During development of low compression golf balls, we have received feedback questioning the performance of low compression golf balls. In particular, with competitors touting low compression balls for lower swing speed players this becomes more of an issue to try to dispel certain “myths”. The comments we have received the most regarding low compression golf balls are as follows:
- Low compression golf balls are for slow swing speed players.
- Lower compression golf balls are for play in low temperatures.
To dispel these myths, we have tested low compression balls and compared them to higher compression balls.
MYTH: Low compression golf balls are for low swing speed players.
We tested the Coefficient of Restitution of low compression and high compression golf balls at test speeds of 85 mph (125 ft/s), 102 mph (150 ft/s), and 119 mph (175 ft/s). As C.O.R. is a measure of the energy retained during a collision (such as a club/ball collision) this should correlate to the expected ball velocity at different clubhead speeds.
Test results show that there is minimal difference in the slope of the Coefficient of Restitution between the low compression balls and high compression balls at varying test speeds, indicating no reduction in performance at high test velocity (corresponding to high clubhead speed) and low test velocity (corresponding to low clubhead speed). This indicates the low compression balls will not have slower ball velocity at higher swing speeds and are not for “low swing speed players”.
MYTH: Low compression golf balls are for play in low temperatures
To disprove this contention, we performed Coefficient of Restitution testing at three different temperatures (30°F, 70°F and 105°F). Testing was performed on low compression balls and results compared to higher compression competitive golf balls.

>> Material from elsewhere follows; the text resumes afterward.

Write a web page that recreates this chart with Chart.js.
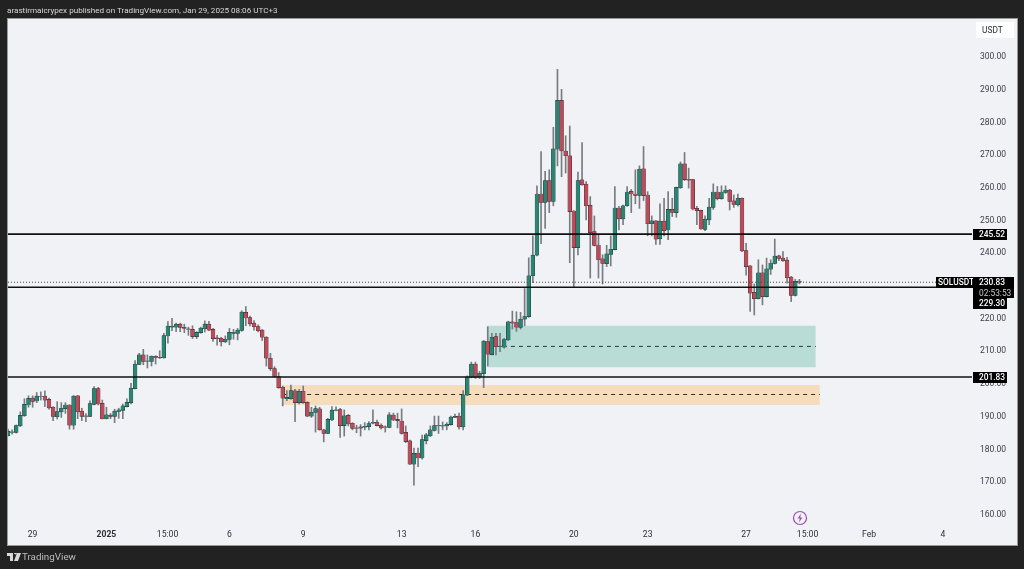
<!DOCTYPE html>
<html>
<head>
<meta charset="utf-8">
<title>SOLUSDT</title>
<script src="https://cdn.jsdelivr.net/npm/chart.js@4"></script>
<style>
  html, body { margin: 0; padding: 0; background: #222222; }
  body { width: 1024px; height: 569px; overflow: hidden; position: relative; font-family: Roboto, "Noto Sans", sans-serif; }
  #panel { position: absolute; left: 7px; top: 18px; width: 1009px; height: 526px; background: #f0f2f5; border: 1px solid #9a9a9a; }
  #chart { position: absolute; left: 0; top: 0; }
  #head { position: absolute; left: 7px; top: 3px; font-size: 8.1px; line-height: 14px; color: #d8d8d8; white-space: nowrap; }
  #foot { position: absolute; left: 22px; top: 550px; font-size: 9.8px; line-height: 14px; color: #bdbdbd; white-space: nowrap; }
  #logo { position: absolute; left: 7px; top: 553px; }
  #bolt { position: absolute; left: 792px; top: 510px; }
</style>
</head>
<body>
<div id="panel"></div>
<canvas id="chart" width="1024" height="569"></canvas>
<div id="head">arastirmaicrypex published on TradingView.com, Jan 29, 2025 08:06 UTC+3</div>
<svg id="logo" width="14" height="9" viewBox="0 0 14 9"><path d="M0 0h6v8H3V3H0zM10 0h4l-3 8H7z M7 0a1.4 1.4 0 1 0 2.8 0z" fill="#d8d8d8"/></svg>
<div id="foot">TradingView</div>
<svg id="bolt" width="16" height="16" viewBox="0 0 16 16"><circle cx="8" cy="8" r="6.5" fill="none" stroke="#9c4fb0" stroke-width="1.2"/><path d="M9 3.6 5.6 8.6h2.2L7 12.4l3.4-5H8.2z" fill="#9c4fb0"/></svg>

<script>
// 4h candles (oldest first)
const opens = [
  183.9,184.9,184.9,186.9,190.0,193.3,195.4,194.5,195.8,196.0,
  195.0,192.6,189.7,191.2,192.2,193.3,187.1,196.1,191.4,190.0,
  189.8,193.5,198.3,193.8,189.1,190.2,189.8,191.3,191.6,192.8,
  194.0,198.3,205.7,208.6,206.6,206.6,208.2,207.7,207.7,214.4,
  217.1,217.1,218.0,217.0,216.6,216.4,214.2,215.4,216.6,218.0,
  216.4,213.8,213.7,212.6,213.3,215.2,215.2,216.1,221.6,220.0,
  218.3,217.3,216.2,214.0,207.6,204.4,202.0,198.7,195.2,195.2,
  197.6,194.0,197.5,194.1,189.9,191.0,192.1,185.7,184.6,188.7,
  191.6,191.9,187.0,190.1,187.7,186.3,186.2,186.5,186.7,187.7,
  188.0,187.1,186.6,186.4,190.2,188.9,188.4,184.9,182.3,175.2,
  178.6,177.1,182.4,183.9,185.5,186.9,186.8,186.9,187.3,189.5,
  189.9,186.6,196.3,201.7,205.8,201.8,202.9,212.7,208.7,214.2,
  211.1,211.0,213.2,218.7,218.5,217.0,219.5,220.3,232.8,239.1,
  257.8,255.2,261.9,255.5,271.5,286.4,270.9,269.5,252.6,241.4,
  262.1,260.8,254.3,246.3,242.2,238.0,236.5,239.3,240.8,253.5,
  250.2,254.2,258.6,257.8,257.4,265.5,257.5,248.7,249.6,244.1,
  249.5,246.8,253.1,252.1,259.7,267.0,262.3,262.2,253.4,252.8,
  247.0,249.9,253.7,258.4,256.4,258.3,259.0,255.7,254.5,256.5,
  240.5,235.8,227.7,225.8,233.7,226.4,234.8,236.6,238.9,238.2,
  237.6,232.4,226.8,231.2
];
const closes = [
  185.2,185.1,187.0,190.1,193.5,195.3,194.4,196.0,195.9,194.8,
  192.4,189.8,191.3,192.3,193.3,187.1,196.0,191.2,189.8,189.8,
  193.7,198.3,193.6,189.1,190.3,189.8,191.4,191.8,193.0,194.1,
  198.4,205.8,208.6,206.6,206.8,208.2,207.8,207.9,214.5,217.4,
  217.4,218.0,217.0,216.7,216.4,214.2,215.5,216.8,218.0,216.2,
  213.6,213.6,212.6,213.4,215.5,215.5,216.2,221.7,219.9,218.1,
  217.2,216.0,214.0,207.6,204.4,202.0,198.6,195.4,195.6,197.7,
  194.0,197.5,194.0,189.9,191.1,192.2,185.7,184.6,188.9,191.7,
  191.8,187.0,190.0,187.5,186.1,186.1,186.6,186.8,187.6,188.0,
  187.0,186.3,186.4,190.3,188.7,188.5,184.6,182.1,175.2,178.5,
  177.1,182.7,184.2,185.7,187.0,187.1,187.0,187.4,189.6,189.8,
  186.6,196.4,201.8,205.8,201.7,203.0,212.8,208.8,214.0,211.1,
  211.3,213.3,218.7,218.3,217.1,219.5,220.3,232.8,239.1,257.8,
  255.2,261.9,255.5,271.6,286.4,271.0,269.5,252.4,241.4,261.9,
  260.6,254.2,246.0,242.1,237.7,236.6,239.5,240.9,253.5,250.2,
  254.2,258.4,257.8,257.4,265.4,257.3,248.7,249.6,244.0,249.5,
  246.6,253.1,252.2,259.8,267.0,262.2,262.0,253.2,252.7,247.1,
  250.1,253.8,258.4,256.4,258.4,259.0,255.5,254.6,256.5,240.4,
  235.6,227.5,225.8,233.7,226.4,234.9,236.7,238.8,238.1,237.4,
  232.2,226.8,231.1,230.83
];
const highs = [
  185.9,185.7,187.2,191.2,195.2,196.1,196.1,197.1,197.3,197.6,
  195.4,192.8,194.3,194.0,194.0,193.4,196.2,196.2,192.3,190.7,
  194.6,198.9,198.7,194.8,192.6,190.7,192.0,192.3,193.6,195.2,
  199.9,206.9,209.1,210.3,208.6,208.3,208.4,209.9,215.2,218.8,
  219.8,218.3,218.3,218.0,217.1,217.5,215.7,217.1,219.0,218.9,
  216.7,214.6,214.0,214.4,216.7,216.4,216.7,222.1,223.4,220.5,
  219.1,217.8,216.4,214.2,209.1,205.0,203.2,199.1,197.7,199.4,
  198.1,198.1,199.1,194.3,192.6,193.0,192.6,185.9,189.2,192.8,
  192.7,192.3,191.8,190.4,187.9,187.1,187.3,187.9,188.2,191.8,
  188.7,187.5,186.9,191.0,190.8,190.8,192.1,186.9,182.6,180.1,
  180.1,184.1,184.6,186.9,189.9,189.9,188.1,187.9,189.9,190.5,
  190.8,197.7,202.2,206.4,206.4,203.6,213.0,217.2,215.2,215.2,
  215.2,213.7,218.9,222.0,221.8,221.6,228.9,238.3,245.0,260.3,
  270.8,264.7,265.2,278.2,295.9,289.8,275.6,278.6,252.7,264.5,
  273.5,261.6,257.0,251.1,245.3,239.2,242.1,245.0,260.1,254.0,
  254.4,260.1,259.2,265.2,266.4,272.3,258.5,251.1,249.7,254.8,
  256.5,258.5,256.5,259.9,267.6,270.5,265.7,262.3,254.0,252.9,
  251.1,256.5,260.9,260.1,260.3,260.3,259.2,257.5,257.8,256.6,
  242.7,235.9,230.3,237.7,236.1,238.2,237.7,244.0,239.1,240.2,
  238.4,232.6,231.7,231.7
];
const lows = [
  183.8,184.4,184.7,186.7,189.8,192.6,192.6,194.0,194.8,192.8,
  192.0,188.5,189.0,189.5,190.7,185.9,185.9,189.1,188.5,188.2,
  189.7,193.3,193.3,189.0,189.0,189.1,187.9,189.2,189.1,192.7,
  193.6,198.2,205.6,205.6,204.6,205.2,205.8,207.5,207.6,212.2,
  216.0,215.7,215.7,215.4,214.6,213.6,213.6,215.2,215.6,216.0,
  212.7,211.6,211.3,212.4,211.7,213.4,213.2,215.8,217.5,217.5,
  216.2,215.6,213.0,205.2,203.8,201.8,198.4,193.0,194.6,195.0,
  188.2,193.6,193.8,189.7,189.5,185.0,185.6,182.0,184.5,188.5,
  191.5,183.4,183.8,186.9,185.7,184.8,183.8,185.7,185.7,187.5,
  186.9,185.9,185.0,186.3,188.5,186.3,184.4,181.8,175.1,168.8,
  174.4,176.7,181.4,183.6,185.3,184.6,185.7,185.7,187.1,189.4,
  185.9,185.7,196.2,201.6,201.4,201.4,198.6,205.2,208.6,208.6,
  209.6,210.7,213.0,216.5,215.8,216.5,217.5,220.1,230.7,238.9,
  242.6,247.3,252.1,254.2,266.4,263.1,264.2,236.8,229.3,239.2,
  260.5,249.9,232.1,241.9,232.1,230.3,235.6,235.8,240.7,246.8,
  248.4,254.0,252.1,254.8,253.4,255.8,245.0,245.0,242.4,242.4,
  245.0,243.8,250.9,250.7,259.5,261.9,259.6,252.9,248.4,247.0,
  246.6,248.4,253.1,256.0,256.2,258.0,252.9,253.7,254.1,240.2,
  233.0,221.9,220.8,225.7,223.9,226.3,233.2,236.4,237.4,237.2,
  230.5,224.9,226.6,230.3
];

// axis ticks
const priceTicks = [160,170,180,190,200,210,220,230,240,250,260,270,280,290,300];
const timeTickIndex = [6,24,38.9,54,72,96,114,138,156,180,195,210,228];
const timeTickLabels = ["29","2025","15:00","6","9","13","16","20","23","27","15:00","Feb","4"];

// drawn levels
const levelPrices = [245.52, 229.30, 201.83];
const lastPrice = 230.83;
const countdown = "02:53:53";
const symbol = "SOLUSDT";
const currency = "USDT";

// zones: [from candle, to candle]
const greenZoneX = [116.8, 197];
const greenZone = [204.8, 211.2, 217.5];   // bottom, middle, top
const orangeZoneX = [67.1, 198];
const orangeZone = [193.3, 196.5, 199.4];

const GREEN = "#2a8572";
const RED = "#bc4c5a";
const INK = "#20242c";
const FONT = "Roboto, 'Noto Sans', sans-serif";
const xMax = 235.1;

// -------------------------------
// Build datasets
// -------------------------------
function zoneFill(xs, bottom, top, color) {
  return {
    type: "line", order: 10, pointRadius: 0, borderWidth: 0,
    data: [{ x: xs[0], y: top }, { x: xs[1], y: top }],
    fill: { value: bottom }, backgroundColor: color
  };
}

function flatLine(xs, y, color, width, dash, order) {
  return {
    type: "line", order: order, pointRadius: 0, borderWidth: width,
    borderColor: color, borderDash: dash, fill: false,
    data: [{ x: xs[0], y: y }, { x: xs[1], y: y }]
  };
}

const wickData = highs.map((h, i) => ({ x: i, y: [lows[i], h] }));
const bodyData = opens.map((o, i) => ({ x: i, y: [o, closes[i]] }));
const bodyColors = opens.map((o, i) => (closes[i] >= o ? GREEN : RED));

const datasets = [
  zoneFill(greenZoneX, greenZone[0], greenZone[2], "#b9dcd6"),
  zoneFill(orangeZoneX, orangeZone[0], orangeZone[2], "#f5dcbc"),
  flatLine(greenZoneX, greenZone[1], "#2f3a3a", 1, [4, 4], 9),
  flatLine(orangeZoneX, orangeZone[1], "#3a3026", 1, [4, 4], 9),
  {
    type: "bar", order: 5, grouped: false, data: wickData,
    barThickness: 1, backgroundColor: "#787c80"
  },
  {
    type: "bar", order: 4, grouped: false, data: bodyData,
    barThickness: 3.8, backgroundColor: bodyColors,
    borderColor: INK, borderWidth: 0.4, borderSkipped: false
  },
  flatLine([0, xMax], levelPrices[0], "#111111", 1.6, [], 2),
  flatLine([0, xMax], levelPrices[1], "#111111", 1.6, [], 2),
  flatLine([0, xMax], levelPrices[2], "#111111", 1.6, [], 2),
  flatLine([0, xMax], lastPrice, "#444444", 1, [1, 2], 3)
];

// -------------------------------
// Price tags on the right axis
// -------------------------------
function tag(ctx, x, y, w, h, text, bg, color, pad) {
  ctx.fillStyle = bg;
  ctx.fillRect(x, y, w, h);
  ctx.fillStyle = color;
  ctx.fillText(text, x + pad, y + h / 2 + 0.5);
}

const tagsPlugin = {
  id: "tags",
  afterDraw(chart) {
    const ctx = chart.ctx;
    const yScale = chart.scales.y;
    const bold = "500 8.4px " + FONT;
    const plain = "8.4px " + FONT;
    ctx.save();
    ctx.textBaseline = "middle";
    ctx.textAlign = "left";
    ctx.font = bold;

    const lx = chart.chartArea.right + 1;
    [levelPrices[0], levelPrices[2]].forEach(p => {
      const py = Math.round(yScale.getPixelForValue(p));
      tag(ctx, lx, py - 5, 34, 11, p.toFixed(2), "#000000", "#ffffff", 6);
    });

    // last price block: the tag for the level below is pushed under it
    const ly = Math.round(yScale.getPixelForValue(lastPrice));
    tag(ctx, lx - 37, ly - 5, 37, 11, symbol, "#000000", "#ffffff", 2);
    tag(ctx, lx, ly - 5, 41, 11, lastPrice.toFixed(2), "#000000", "#ffffff", 6);
    ctx.font = plain;
    tag(ctx, lx, ly + 6, 41, 10, countdown, "#000000", "#c8c8c8", 6);
    ctx.font = bold;
    tag(ctx, lx, ly + 16, 34, 11, levelPrices[1].toFixed(2), "#000000", "#ffffff", 6);

    ctx.font = plain;
    tag(ctx, lx + 3, 22, 38, 16, currency, "#ffffff", "#2a2e39", 6);
    ctx.restore();
  }
};

// -------------------------------
// Chart
// -------------------------------
new Chart(document.getElementById("chart"), {
  type: "bar",
  data: { datasets: datasets },
  plugins: [tagsPlugin],
  options: {
    responsive: false,
    animation: false,
    layout: { padding: { left: 8, right: 7, top: 19, bottom: 24 } },
    plugins: { legend: { display: false }, tooltip: { enabled: false } },
    scales: {
      x: {
        type: "linear",
        min: 0,
        max: xMax,
        offset: false,
        grid: { display: false, drawTicks: false },
        border: { display: false },
        afterFit: s => { s.height = 20; },
        afterBuildTicks: s => { s.ticks = timeTickIndex.map(v => ({ value: v })); },
        ticks: {
          autoSkip: false,
          maxRotation: 0,
          padding: 5,
          color: "#2a2e39",
          font: ctx => ({ family: FONT, size: 8.6, weight: ctx.index === 1 ? "bold" : "normal" }),
          callback: (v, i) => timeTickLabels[i]
        }
      },
      y: {
        position: "right",
        min: 156.6,
        max: 311.3,
        grid: { display: false, drawTicks: false },
        border: { display: false },
        afterFit: s => { s.width = 45; },
        afterBuildTicks: s => { s.ticks = priceTicks.map(v => ({ value: v })); },
        ticks: {
          padding: 8,
          labelOffset: 1,
          color: "#3a3e48",
          font: { family: FONT, size: 8.5 },
          callback: v => v.toFixed(2)
        }
      }
    }
  }
});
</script>
</body>
</html>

The results of Coefficient of Restitution testing at various temperatures shows that the low compression balls have C.O.R. that is comparable to or greater than higher compression balls at all temperatures – indicating performance at both low and high temperatures.
Testing of a significant number of golfers indicates that low compression/soft feel golf balls are preferred by a majority of players regardless of handicap. With the correct design, low compression golf balls can be produced that have distance performance that is as long or longer than higher compression golf balls.
Wilson has been producing low compression golf balls since 1997, and has continued to make advances in reducing ball compression. This led to the introduction of the Wilson Staff Duo™ golf ball in 2012, and has led an industry shift to softer golf balls that provide exceptional distance performance and better feel properties.
Wilson continues to work to advance development of low compression golf balls through application of new, softer materials and improved manufacturing processes. Our goal is to be the low compression, highest performance golf ball in all product categories.